§ WRITTEN TASK
Report each line of the data that has "with" somewhere in it.

§ RAW RECORDS
Start
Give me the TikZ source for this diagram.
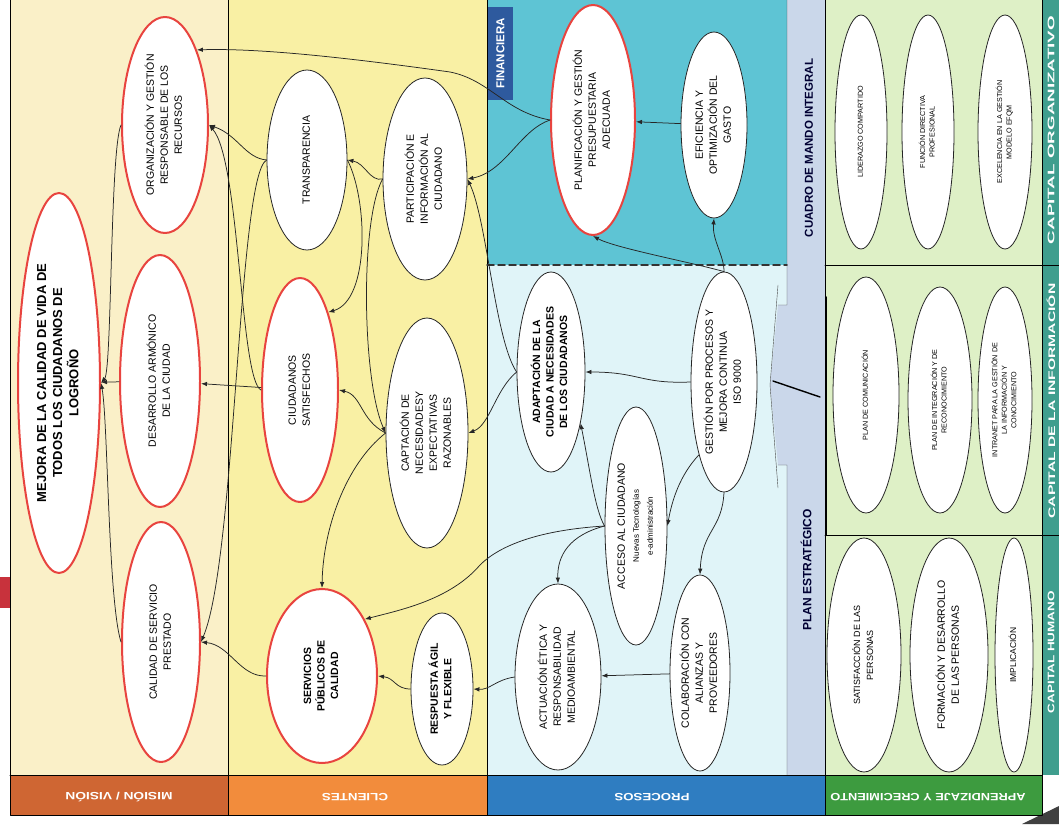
\documentclass[tikz,border=0pt]{standalone}
\usepackage{fontspec}
\setmainfont{Liberation Sans}
\usepackage{graphicx}
\usetikzlibrary{arrows.meta, shapes.geometric}
\definecolor{misfill}{HTML}{FAF0C8}
\definecolor{clifill}{HTML}{F9F0A4}
\definecolor{finfill}{HTML}{5EC4D4}
\definecolor{procfill}{HTML}{E0F4F8}
\definecolor{stripfill}{HTML}{CAD7EA}
\definecolor{greenfill}{HTML}{DEF0C6}
\definecolor{tealfill}{HTML}{3F9E8E}
\definecolor{finblue}{HTML}{2E5A9E}
\definecolor{misband}{HTML}{CF6633}
\definecolor{cliband}{HTML}{F28C3C}
\definecolor{proband}{HTML}{2F7DC1}
\definecolor{aprband}{HTML}{3D9B3F}
\definecolor{keyred}{HTML}{E8443F}
\definecolor{tabred}{HTML}{C8323C}
\newcommand\vtxt[1]{\rotatebox{90}{\begin{tabular}{@{}c@{}}#1\end{tabular}}}
\tikzset{
  >={Latex[length=6pt, width=4.5pt]},
  every picture/.style={line cap=round, line join=round},
  oval/.style 2 args={ellipse, draw=black!85, line width=0.8pt, fill=white, minimum width=#1pt, minimum height=#2pt, inner sep=0pt},
  key/.style={draw=keyred, line width=2pt},
  conn/.style={->, black!85, line width=0.75pt},
  tn/.style={font=\fontsize{10.5}{14}\selectfont},
  tb/.style={font=\fontsize{10.5}{13.5}\selectfont\bfseries},
  ts/.style={font=\fontsize{7.2}{9.5}\selectfont},
  bandlbl/.style={text=white, inner sep=0pt, font=\fontsize{10.5}{11}\selectfont\bfseries},
  sidelbl/.style={text=white, inner sep=0pt, font=\fontsize{9.5}{10}\selectfont\bfseries},
  striplbl/.style={text=black!80!blue, inner sep=0pt, font=\fontsize{11.5}{13}\selectfont\bfseries},
}
\begin{document}
\begin{tikzpicture}[x=1pt, y=-1pt]
  \useasboundingbox (0,0) rectangle (1059,824);
  % ---------------- column backgrounds
  \fill[misfill] (10,0) rectangle (228,775);
  \fill[clifill] (228,0) rectangle (487,775);
  \fill[finfill] (487,0) rectangle (787,265);
  \fill[procfill] (487,265) rectangle (787,775);
  \fill[greenfill] (825,0) rectangle (1042,775);
  \fill[tealfill] (1042,0) rectangle (1059,775);
  \fill[stripfill] (825,0) -- (787,0) -- (787,305) -- (778,305) -- (770,385)
    -- (778,465) -- (787,465) -- (787,775) -- (825,775) -- cycle;
  \draw[gray!60!black, thin] (787,0) -- (787,305) -- (778,305) (778,285) -- (770,385) -- (778,488)
    (778,465) -- (787,465) -- (787,775);
  \fill[tabred] (0,577) rectangle (10,608);
  % ---------------- bottom bands
  \fill[misband] (10,775) rectangle (228,815);
  \fill[cliband] (228,775) rectangle (487,815);
  \fill[proband] (487,775) rectangle (825,815);
  \fill[aprband] (825,775) rectangle (1042,815);
  \fill[black!75] (1022,824) -- (1059,806) -- (1059,824) -- cycle;
  % ---------------- frame and dividers
  \draw[line width=1pt] (10,0) -- (10,815) -- (1042,815);
  \draw[line width=1pt] (10,775) -- (1042,775);
  \draw[line width=1pt] (228,0) -- (228,815) (487,0) -- (487,815) (825,0) -- (825,815) (1042,0) -- (1042,815);
  \draw[line width=1pt] (825,265) -- (1059,265) (825,535) -- (1059,535);
  \draw[line width=2pt] (826,297) -- (826,535);
  \draw[black!80, line width=1.5pt, dash pattern=on 7pt off 4pt] (487,265) -- (787,265);
  \draw[line width=1.4pt] (773,381) -- (820,397);
  % ---------------- side and band labels
  \node[fill=finblue, minimum width=25pt, minimum height=93pt, inner sep=0pt, text=white,
    font=\fontsize{11.5}{13}\selectfont\bfseries] (finlbl) at (500.5,53.5) {\rotatebox{90}{FINANCIERA}};
  \node[striplbl] (cmi) at (809,148) {\rotatebox{90}{CUADRO DE MANDO INTEGRAL}};
  \node[striplbl, font=\fontsize{12}{13}\selectfont\bfseries] (pest) at (806,570) {\rotatebox{90}{PLAN ESTRATÉGICO}};
  \node[sidelbl] (corg) at (1051,130) {\rotatebox{90}{\resizebox{228pt}{\height}{CAPITAL ORGANIZATIVO}}};
  \node[sidelbl] (cinf) at (1051,401) {\rotatebox{90}{\resizebox{235pt}{\height}{CAPITAL DE LA INFORMACIÓN}}};
  \node[sidelbl] (chum) at (1051,652) {\rotatebox{90}{\resizebox{122pt}{\height}{CAPITAL HUMANO}}};
  \node[bandlbl] (lmis) at (119,797) {\rotatebox{180}{\resizebox{107pt}{\height}{MISIÓN / VISIÓN}}};
  \node[bandlbl] (lcli) at (355,797) {\rotatebox{180}{\resizebox{66pt}{\height}{CLIENTES}}};
  \node[bandlbl] (lpro) at (652,797) {\rotatebox{180}{\resizebox{75pt}{\height}{PROCESOS}}};
  \node[bandlbl] (lapr) at (928,797) {\rotatebox{180}{\resizebox{195pt}{\height}{APRENDIZAJE Y CRECIMIENTO}}};
  % ---------------- mision / vision
  \node[oval={82}{380}, key, font=\fontsize{13}{16}\selectfont\bfseries] (mejora) at (59,383)
    {\vtxt{MEJORA DE LA CALIDAD DE VIDA DE\\TODOS LOS CIUDADANOS DE\\LOGROÑO}};
  \node[oval={86}{216}, key, tn] (org) at (165,125) {\vtxt{ORGANIZACIÓN Y GESTIÓN\\RESPONSABLE DE LOS\\RECURSOS}};
  \node[oval={80}{252}, key, tn] (des) at (160,381) {\vtxt{DESARROLLO ARMÓNICO\\DE LA CIUDAD}};
  \node[oval={78}{240}, key, tn] (cal) at (161,642) {\vtxt{CALIDAD DE SERVICIO\\PRESTADO}};
  % ---------------- clientes
  \node[oval={80}{180}, tn] (transp) at (307,160) {\vtxt{TRANSPARENCIA}};
  \node[oval={84}{202}, tn] (partic) at (425,179) {\vtxt{PARTICIPACIÓN E\\INFORMACIÓN AL\\CIUDADANO}};
  \node[oval={76}{224}, key, tn] (ciud) at (300,390) {\vtxt{CIUDADANOS\\SATISFECHOS}};
  \node[oval={82}{230}, tn] (capt) at (427,433) {\vtxt{CAPTACIÓN DE\\NECESIDADESY\\EXPECTATIVAS\\RAZONABLES}};
  \node[oval={110}{174}, key, tb] (serv) at (322,676) {\vtxt{SERVICIOS\\PÚBLICOS DE\\CALIDAD}};
  \node[oval={62}{152}, tb] (resp) at (442,689) {\vtxt{RESPUESTA ÁGIL\\Y FLEXIBLE}};
  % ---------------- financiera / procesos
  \node[oval={84}{230}, key, tn] (plan) at (593,120) {\vtxt{PLANIFICACIÓN Y GESTIÓN\\PRESUPUESTARIA\\ADECUADA}};
  \node[oval={66}{186}, tn] (efic) at (714,125) {\vtxt{EFICIENCIA Y\\OPTIMIZACIÓN DEL\\GASTO}};
  \node[oval={68}{200}, tb] (adapt) at (551,372) {\vtxt{ADAPTACIÓN DE LA\\CIUDAD A NECESIDADES\\DE LOS CIUDADANOS}};
  \node[oval={66}{220}, tn] (gest) at (724,382) {\vtxt{GESTIÓN POR PROCESOS Y\\MEJORA CONTINUA\\ISO 9000}};
  \node[oval={62}{238}, tn] (acceso) at (636,526)
    {\vtxt{ACCESO AL CIUDADANO\\{\fontsize{8}{11}\selectfont Nuevas Tecnologías}\\{\fontsize{8}{11}\selectfont e-administración}}};
  \node[oval={86}{186}, tn] (actua) at (558,677) {\vtxt{ACTUACIÓN ÉTICA Y\\RESPONSABILIDAD\\MEDIOAMBIENTAL}};
  \node[oval={60}{196}, tn] (colab) at (700,673) {\vtxt{COLABORACIÓN CON\\ALIANZAS Y\\PROVEEDORES}};
  % ---------------- aprendizaje y crecimiento
  \node[oval={52}{234}, ts] (lider) at (861,132) {\vtxt{LIDERAZGO COMPARTIDO}};
  \node[oval={52}{234}, ts] (funcion) at (928,132) {\vtxt{FUNCIÓN DIRECTIVA\\PROFESIONAL}};
  \node[oval={54}{234}, ts] (excel) at (1005,132) {\vtxt{EXCELENCIA EN LA GESTIÓN\\MODELO EFQM}};
  \node[oval={66}{236}, ts] (plancom) at (866,395) {\vtxt{PLAN DE COMUNICACIÓN}};
  \node[oval={64}{226}, ts] (planint) at (940,400) {\vtxt{PLAN DE INTEGRACIÓN Y DE\\RECONOCIMIENTO}};
  \node[oval={54}{226}, ts] (intranet) at (1005,400) {\vtxt{INTRANET PARA LA GESTIÓN DE\\LA INFORMACIÓN Y\\CONOCIMIENTO}};
  \node[oval={74}{234}, font=\fontsize{9}{13}\selectfont] (satisf) at (864,655) {\vtxt{SATISFACCIÓN DE LAS\\PERSONAS}};
  \node[oval={78}{234}, tn] (formac) at (949,655) {\vtxt{FORMACIÓN Y DESARROLLO\\DE LAS PERSONAS}};
  \node[oval={38}{234}, font=\fontsize{8.5}{10}\selectfont] (implic) at (1014,655) {\vtxt{IMPLICACIÓN}};
  % ---------------- connectors: mision
  \draw[conn] (org.west) .. controls (110,150) and (112,370) .. (mejora.east);
  \draw[conn] (des) -- (mejora);
  \draw[conn] (cal.west) .. controls (108,600) and (108,420) .. (mejora.east);
  % ---------------- connectors: clientes to mision
  \draw[conn] (plan.west) .. controls (505,112) and (490,80) .. (450,72)
    .. controls (350,58) and (260,48) .. (org.67);
  \draw[conn] (transp.west) .. controls (245,158) and (238,135) .. (org.east);
  \draw[conn] (ciud.west) .. controls (240,380) and (240,160) .. (org.east);
  \draw[conn] (ciud) -- (des);
  \draw[conn] (transp.west) .. controls (238,175) and (236,560) .. (cal.east);
  \draw[conn] (serv.west) .. controls (240,677) and (230,645) .. (cal.east);
  % ---------------- connectors: clientes
  \draw[conn] (partic.west) .. controls (370,182) and (365,163) .. (transp.east);
  \draw[conn] (transp.east) .. controls (368,200) and (370,300) .. (ciud.70);
  \draw[conn] (partic.west) .. controls (360,220) and (362,380) .. (capt.west);
  \draw[conn] (capt.west) .. controls (360,420) and (362,395) .. (ciud.east);
  \draw[conn] (capt.west) .. controls (345,465) and (323,530) .. (serv.north);
  \draw[conn] (resp.west) .. controls (395,689) and (395,678) .. (serv.east);
  % ---------------- connectors: procesos to clientes
  \draw[conn] (plan.west) .. controls (520,130) and (505,172) .. (partic.east);
  \draw[conn] (adapt.west) .. controls (495,340) and (487,220) .. (partic.east);
  \draw[conn] (adapt.west) .. controls (495,390) and (490,425) .. (capt.east);
  \draw[conn] (acceso.west) .. controls (540,530) and (500,545) .. (480,565)
    .. controls (450,600) and (400,610) .. (serv.53);
  \draw[conn] (actua.west) .. controls (495,680) and (490,690) .. (resp.east);
  % ---------------- connectors: procesos
  \draw[conn] (efic) -- (plan);
  \draw[conn] (gest.north) .. controls (690,262) and (615,248) .. (plan.south);
  \draw[conn] (gest.north) .. controls (724,255) and (712,240) .. (efic.south);
  \draw[conn] (gest.west) .. controls (640,384) and (640,372) .. (adapt.east);
  \draw[conn] (gest.251) .. controls (680,475) and (672,500) .. (acceso.east);
  \draw[conn] (gest.south) .. controls (722,530) and (702,530) .. (colab.north);
  \draw[conn] (colab) -- (actua);
  \draw[conn] (acceso.west) .. controls (570,535) and (557,555) .. (actua.north);
  \draw[conn] (acceso.west) .. controls (595,510) and (590,470) .. (adapt.-60);
\end{tikzpicture}
\end{document}
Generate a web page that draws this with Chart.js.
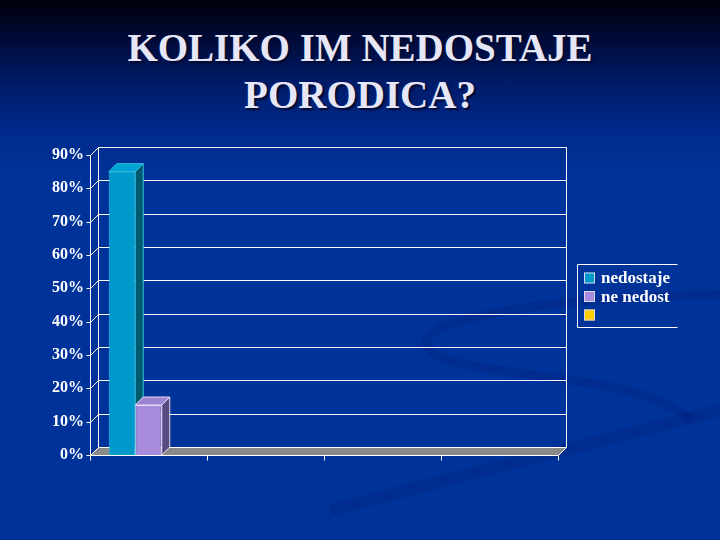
<!DOCTYPE html>
<html>
<head>
<meta charset="utf-8">
<script src="https://cdn.jsdelivr.net/npm/chart.js@4.4.1/dist/chart.umd.min.js"></script>
<style>
    html, body {
        margin: 0;
        padding: 0;
        width: 720px;
        height: 540px;
        overflow: hidden;
    }
    body {
        position: relative;
        background: linear-gradient(to bottom, #00000c 0%, #000c3c 8%, #001c6c 16%, #002a8c 24%, #003399 34%, #003399 100%);
    }
    #swoosh {
        position: absolute;
        left: 0;
        top: 0;
    }
    #title {
        position: absolute;
        left: 0;
        top: 24px;
        width: 720px;
        text-align: center;
        font-family: "Liberation Serif", "Times New Roman", serif;
        font-weight: bold;
        font-size: 39px;
        line-height: 47px;
        color: #e6e6f6;
        text-shadow: 2px 2px 2px #000a30;
    }
    #chart {
        position: absolute;
        left: 0;
        top: 0;
    }
</style>
</head>
<body>
<svg id="swoosh" width="720" height="540">
    <path d="M720 295 C 560 295, 400 320, 430 350 C 460 380, 640 370, 690 420" fill="none" stroke="rgba(0,25,110,0.22)" stroke-width="9"/>
    <path d="M330 510 C 450 480, 600 440, 720 410" fill="none" stroke="rgba(0,25,110,0.22)" stroke-width="12"/>
</svg>
<div id="title">KOLIKO IM NEDOSTAJE<br>PORODICA?</div>
<canvas id="chart" width="720" height="540"></canvas>
<script>
const categories = ["", "", "", ""];
const nedostaje = [85, null, null, null];
const neNedost = [15, null, null, null];
const bezOdgovora = [0, null, null, null];
const seriesLabels = ["nedostaje", "ne nedost", ""];
const yMax = 90;
const yStep = 10;

const frontColors = ["#0099cc", "#a98bdb", "#ffcc00"];
const topColors = ["#00a4d4", "#9c84d0", "#ffd633"];
const sideColors = ["#005a6e", "#5a4a82", "#a08000"];
const edgeColors = ["#33c0e0", "#e4dcf4", "#ffe680"];

const DX = 8, DY = -8;
const serif = "'Liberation Serif', 'Times New Roman', serif";

function line(ctx, x1, y1, x2, y2) {
    ctx.beginPath();
    ctx.moveTo(x1, y1);
    ctx.lineTo(x2, y2);
    ctx.stroke();
}

function poly(ctx, pts, fill, stroke) {
    ctx.beginPath();
    ctx.moveTo(pts[0][0], pts[0][1]);
    for (let p of pts.slice(1)) ctx.lineTo(p[0], p[1]);
    ctx.closePath();
    ctx.fillStyle = fill;
    ctx.fill();
    if (stroke) {
        ctx.strokeStyle = stroke;
        ctx.stroke();
    }
}

const frame3d = {
    id: "frame3d",
    beforeDatasetsDraw(chart) {
        const ctx = chart.ctx;
        const a = chart.chartArea;
        const y = chart.scales.y;
        const x = chart.scales.x;
        const L = Math.round(a.left) + 0.5;
        const R = Math.round(a.right) + 0.5;
        const B = Math.round(a.bottom) + 0.5;
        ctx.save();
        ctx.lineWidth = 1;

        // floor
        poly(ctx, [[L, B], [R, B], [R + DX, B + DY], [L + DX, B + DY]], "#8a8a8a");

        ctx.strokeStyle = "#ffffff";
        // back wall gridlines + diagonal connectors + small ticks
        for (let t of y.ticks) {
            const fy = Math.round(y.getPixelForValue(t.value)) + 0.5;
            line(ctx, L + DX, fy + DY, R + DX, fy + DY);
            line(ctx, L, fy, L + DX, fy + DY);
            line(ctx, L - 4, fy, L, fy);
        }
        const topY = Math.round(y.getPixelForValue(yMax)) + 0.5;
        line(ctx, L + DX, topY + DY, L + DX, B + DY);
        line(ctx, R + DX, topY + DY, R + DX, B + DY);
        // front axis and floor edge
        line(ctx, L, topY, L, B);
        line(ctx, L, B, R, B);
        line(ctx, R, B, R + DX, B + DY);
        // category ticks
        const n = categories.length;
        for (let i = 0; i <= n; i++) {
            const px = Math.round(x.left + i * (x.right - x.left) / n) + 0.5;
            line(ctx, px, B, px, B + 5);
        }

        // bar depth faces
        chart.data.datasets.forEach((ds, di) => {
            const meta = chart.getDatasetMeta(di);
            meta.data.forEach((bar, i) => {
                if (!ds.data[i]) return;
                const l = bar.x - bar.width / 2;
                const r = bar.x + bar.width / 2;
                const t = bar.y;
                const b = bar.base;
                poly(ctx, [[r, t], [r + DX, t + DY], [r + DX, b + DY], [r, b]], sideColors[di], edgeColors[di]);
                poly(ctx, [[l, t], [r, t], [r + DX, t + DY], [l + DX, t + DY]], topColors[di], edgeColors[di]);
            });
        });
        ctx.restore();
    },
    afterDraw(chart) {
        // legend with box
        const ctx = chart.ctx;
        const bx = 577.5, by = 264.5, bw = 100, bh = 63;
        ctx.save();
        ctx.strokeStyle = "#ffffff";
        ctx.lineWidth = 1;
        line(ctx, bx + bw, by, bx, by);
        line(ctx, bx, by, bx, by + bh);
        line(ctx, bx, by + bh, bx + bw, by + bh);
        ctx.font = "bold 17px " + serif;
        ctx.textBaseline = "middle";
        chart.data.datasets.forEach((ds, i) => {
            const cy = 278 + i * 18.5;
            ctx.fillStyle = ds.backgroundColor;
            ctx.fillRect(584, cy - 5.5, 11, 11);
            ctx.strokeStyle = "#d8d8e8";
            ctx.strokeRect(584.5, cy - 5, 10, 10);
            ctx.fillStyle = "#ffffff";
            ctx.fillText(ds.label, 601, cy + 1);
        });
        ctx.restore();
    }
};

const datasets = [nedostaje, neNedost, bezOdgovora].map((values, i) => ({
    label: seriesLabels[i],
    data: values,
    backgroundColor: frontColors[i],
    borderColor: edgeColors[i],
    borderWidth: 1,
    categoryPercentage: 0.68,
    barPercentage: 1
}));

new Chart(document.getElementById("chart"), {
    type: "bar",
    data: { labels: categories, datasets: datasets },
    options: {
        responsive: false,
        animation: false,
        layout: { padding: { left: 0, top: 155, right: 162, bottom: 85 } },
        plugins: {
            legend: { display: false },
            title: { display: false },
            tooltip: { enabled: false }
        },
        scales: {
            x: { display: false },
            y: {
                min: 0,
                max: yMax,
                afterFit: s => { s.width = 90; },
                grid: { display: false, drawTicks: false },
                border: { display: false },
                ticks: {
                    stepSize: yStep,
                    padding: 6,
                    color: "#ffffff",
                    font: { family: serif, size: 16, weight: "bold" },
                    callback: v => v + "%"
                }
            }
        }
    },
    plugins: [frame3d]
});
</script>
</body>
</html>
End
§ WORKED SOLUTION
Generate a web page that draws this with Chart.js.
        // legend with box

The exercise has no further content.